Why change acks from 1 to all?

With acks=1, we only have an at most once delivery guarantee. In particular, with acks=1, the broker could crash after acknowledging a message but before replicating it. This results in an acknowledged message being lost. In other words, if we want exactly once delivery, we need acks=all along with enable.idempotence=true.

The performance analysis above shows that there is an impact to latency when moving from acks=1 to acks=all.  This is not entirely surprising: a ProduceRequest with acks=all is blocked on more RPCs since the followers need to fetch the newly appended data before the request is acknowledged, and hence we expect a hit to latency. Nonetheless, further analysis is ongoing to figure out the exact impact across different workloads and if there is a way to improve the situation.

Regardless, we believe strong durability guarantees out of the box are worth the cost of increased latency. 

Compatibility, Deprecation, and Migration Plan

This KIP only proposes changes to the default settings of some client configurations.
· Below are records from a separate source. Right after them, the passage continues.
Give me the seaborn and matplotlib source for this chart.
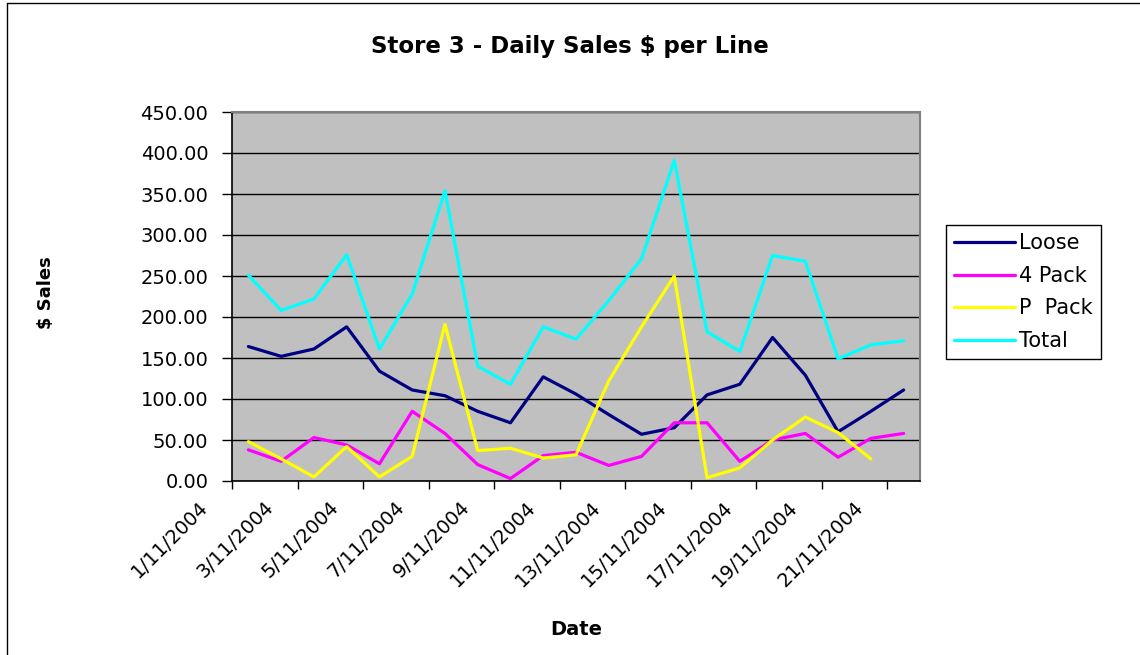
import numpy as np
import pandas as pd
import matplotlib
matplotlib.use("Agg")
import matplotlib.pyplot as plt
import matplotlib.transforms as mtransforms
from matplotlib.lines import Line2D
import seaborn as sns

# daily sales for store 3, November 2004
dates = ["%d/11/2004" % d for d in range(1, 22)]
loose = [164, 152, 161, 188, 134, 111, 104, 85, 71, 127, 106, 81, 57, 65, 105, 118, 175, 129, 60, 85, 111]
four_pack = [38, 24, 53, 44, 21, 85, 58, 20, 3, 31, 35, 19, 30, 71, 71, 24, 50, 58, 29, 52, 58]
p_pack = [48, 27, 5, 42, 5, 30, 191, 37, 40, 28, 32, 122, 188, 250, 4, 16, 50, 78, 59, 27, np.nan]
total = [251, 208, 222, 276, 161, 228, 354, 140, 118, 188, 173, 220, 271, 391, 182, 158, 275, 268, 149, 166, 171]

series_names = ["Loose", "4 Pack", "P  Pack", "Total"]
line_colors = ["#000080", "#FF00FF", "#FFFF00", "#00FFFF"]
y_ticks = [0, 50, 100, 150, 200, 250, 300, 350, 400, 450]


def main():
    rows = []
    for name, vals in zip(series_names, [loose, four_pack, p_pack, total]):
        for i, v in enumerate(vals):
            rows.append({"day": i, "date": dates[i], "series": name, "sales": v})
    df = pd.DataFrame(rows).dropna()

    sns.set_style("ticks")
    plt.rcParams["font.family"] = ["DejaVu Sans"]
    plt.rcParams["text.color"] = "black"
    plt.rcParams["axes.labelcolor"] = "black"
    plt.rcParams["xtick.color"] = "black"
    plt.rcParams["ytick.color"] = "black"

    W, H = 1140, 655
    fig = plt.figure(figsize=(W / 100, H / 100), dpi=100)
    ax = fig.add_axes([232 / W, 1 - 481 / H, (920 - 232) / W, (481 - 112) / H])
    ax.set_facecolor("#C0C0C0")

    sns.lineplot(data=df, x="day", y="sales", hue="series", hue_order=series_names,
                 palette=dict(zip(series_names, line_colors)), estimator=None,
                 errorbar=None, linewidth=2.3, ax=ax)

    # axes limits and ticks, excel style
    ax.set_xlim(-0.5, len(dates) - 0.5)
    ax.set_ylim(0, 450)
    ax.set_yticks(y_ticks)
    ax.set_yticklabels(["%.2f" % t for t in y_ticks], fontsize=14)
    ax.tick_params(axis="y", direction="out", length=7, width=1, color="black", pad=10)

    ax.set_xticks(np.arange(-0.5, len(dates) - 1, 2))
    ax.set_xticklabels([])
    ax.tick_params(axis="x", which="major", direction="out", length=6, width=1, color="black")
    ax.set_xticks(np.arange(0, len(dates), 2), minor=True)
    ax.set_xticklabels(dates[::2], minor=True, rotation=45, ha="right",
                       rotation_mode="anchor", fontsize=14)
    ax.tick_params(axis="x", which="minor", length=0, pad=12)
    shift = mtransforms.ScaledTranslation(-0.5, 0, fig.dpi_scale_trans)
    for lbl in ax.get_xticklabels(minor=True):
        lbl.set_transform(lbl.get_transform() + shift)

    ax.yaxis.grid(True, color="black", linewidth=1)
    ax.xaxis.grid(False)
    for side in ["top", "right"]:
        ax.spines[side].set_color("#808080")
        ax.spines[side].set_linewidth(1.5)
    for side in ["left", "bottom"]:
        ax.spines[side].set_color("black")
        ax.spines[side].set_linewidth(1.2)

    ax.set_xlabel("Date", fontsize=14, fontweight="bold")
    ax.xaxis.set_label_coords(0.5, -0.377)
    ax.set_ylabel("$ Sales", fontsize=13, fontweight="bold")
    ax.yaxis.set_label_coords(-0.257, 0.51)

    fig.suptitle("Store 3 - Daily Sales $ per Line", x=0.5, y=1 - 35 / H,
                 fontsize=16.5, fontweight="bold", va="top")

    handles, labels = ax.get_legend_handles_labels()
    ax.legend(handles, labels, loc="upper left", bbox_to_anchor=(946 / W, 1 - 225 / H),
              bbox_transform=fig.transFigure, frameon=True, fancybox=False,
              edgecolor="black", framealpha=1, fontsize=15, handlelength=2.9,
              handletextpad=0.2, labelspacing=0.6, borderpad=0.4, borderaxespad=0)
    ax.get_legend().get_frame().set_linewidth(1)

    # chart area border (left and top only visible)
    fig.add_artist(Line2D([7 / W, 7 / W], [0, 1 - 3 / H], transform=fig.transFigure,
                          color="black", linewidth=1))
    fig.add_artist(Line2D([7 / W, 1], [1 - 3 / H, 1 - 3 / H], transform=fig.transFigure,
                          color="black", linewidth=1))

    plt.savefig("out.png", dpi=100)


if __name__ == "__main__":
    main()
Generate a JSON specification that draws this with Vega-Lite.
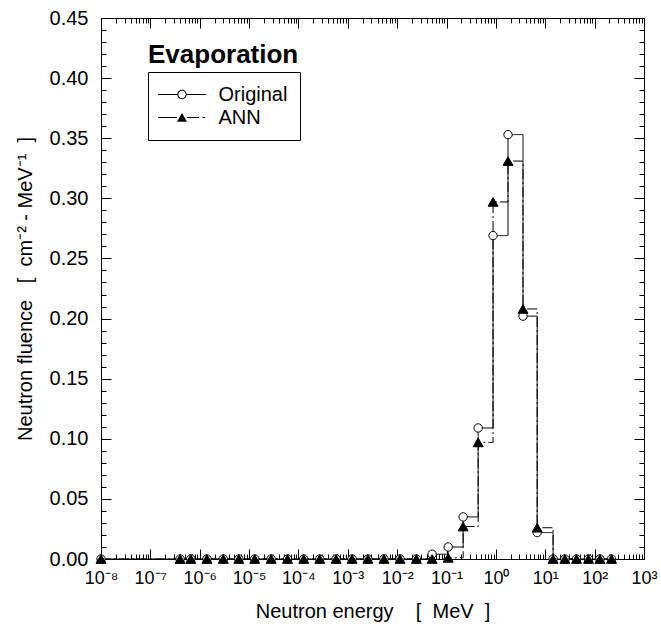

Hence no migration plans are required.

Further, we don't propose to deprecate any configurations at this point. 

As for compatibility, it is possible that the change in defaults might cause unexpected changes in behavior for users who upgrade from older versions. We will call this out the release notes for the 1.0.0 release. Some of the differences are listed below.

Applications may receive the new OutOfOrderSequenceException

This exception indicates that previously acknowledged data was lost. With the new exactly once features we can detect this and report the error to the user. A properly configured producer and broker should only receive this exception for real data loss.

Producer performance profile may change

The acks=all setting would result worse througput and latency, as documented here.

Rejected Alternatives

This is a proposal to change the default semantics of the Kafka Producer. The specific values of the various variables are either necessary to achieve stronger semantics, or have been chosen through empirical observation. Hence there are no rejected alternatives at this point.